The Trump administration wants all current and future federal employees to sign nondisclosure agreements, part of a continuing crackdown on leaks to the media.

The notice in the Federal Register from the Office of Personnel Management posted Tuesday asked for comment on a draft NDA to be used by federal agencies for “both new and existing employees.”

“The form is intended to document Federal employees’ acknowledgment of, and agreement to comply with, current legal obligations to safeguard non-public, confidential, or proprietary information, created or obtained through their official duties, while expressly preserving the right to make disclosures authorized by law,” the notice said.

The Office of Personnel Management noted “several recent instances” where internal agency communications related to rulemaking and policy development were disclosed without authorization. It also discussed specific instances in which federal employees at the FBI and the Department of Homeland Security disclosed information without authorization about planned immigration enforcement actions.

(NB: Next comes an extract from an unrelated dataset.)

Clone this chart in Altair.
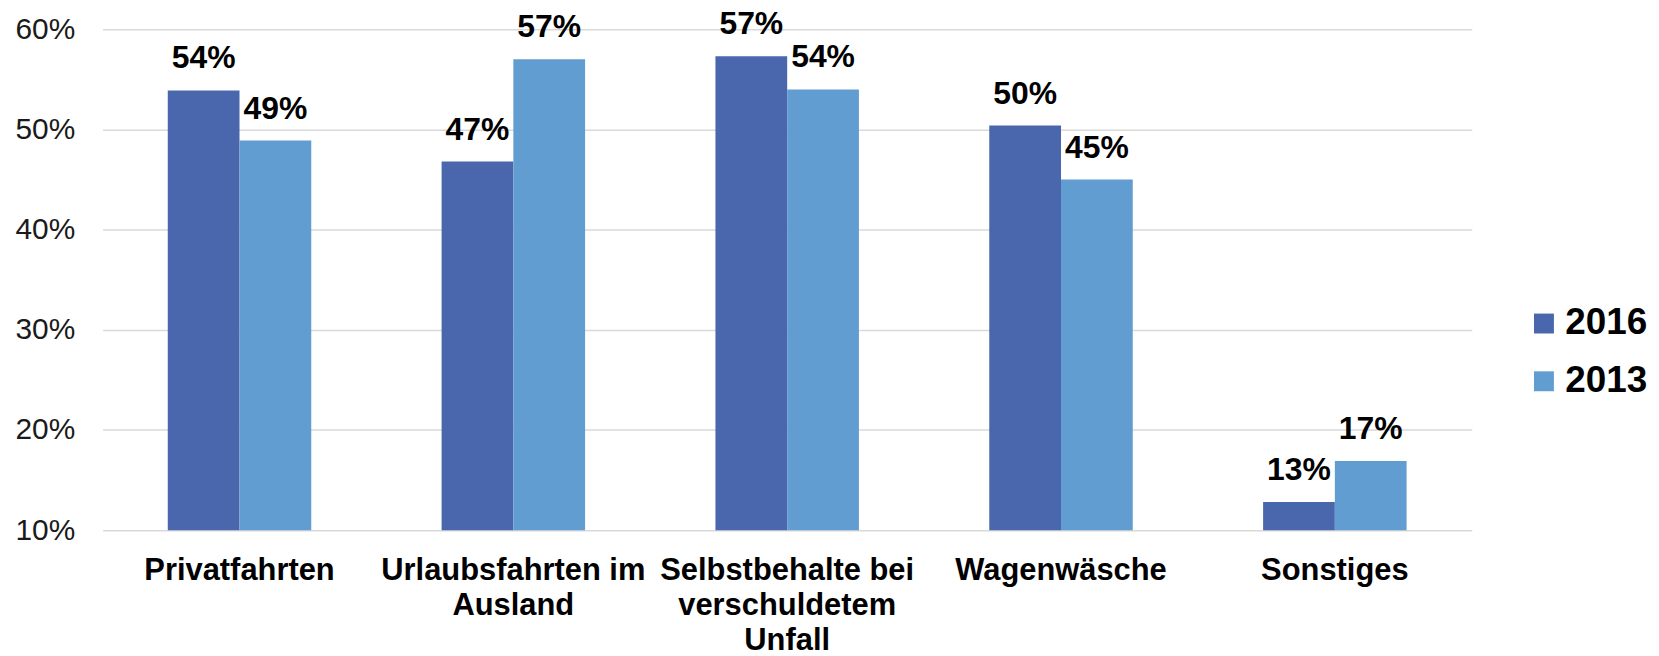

In one case, the New York Times and Washington Post received unauthorized information on the U.S. raid on Venezuela in January and delayed “publishing what they knew to avoid endangering U.S. troops,” the request for comment said.

Representatives for the two newspapers did not immediately respond to a request for comment.

Ferreting out leaks that the administration deems harmful to its messaging has been a priority across multiple agencies since President Trump returned to the White House. As part of that crackdown, the FBI in January seized the electronic devices of a Washington Post reporter, a move that alarmed media organizations and advocates of press freedom.

One other notable incident occurred last year when dozens of reporters turned in their access badges at the Pentagon, rejecting new rules imposed by Defense Secretary Pete Hegseth that would leave journalists vulnerable to expulsion if they sought to report on information — classified or otherwise — that had not been approved by Hegseth for release.

The American Federation of Government Employees did not immediately respond to requests for comment.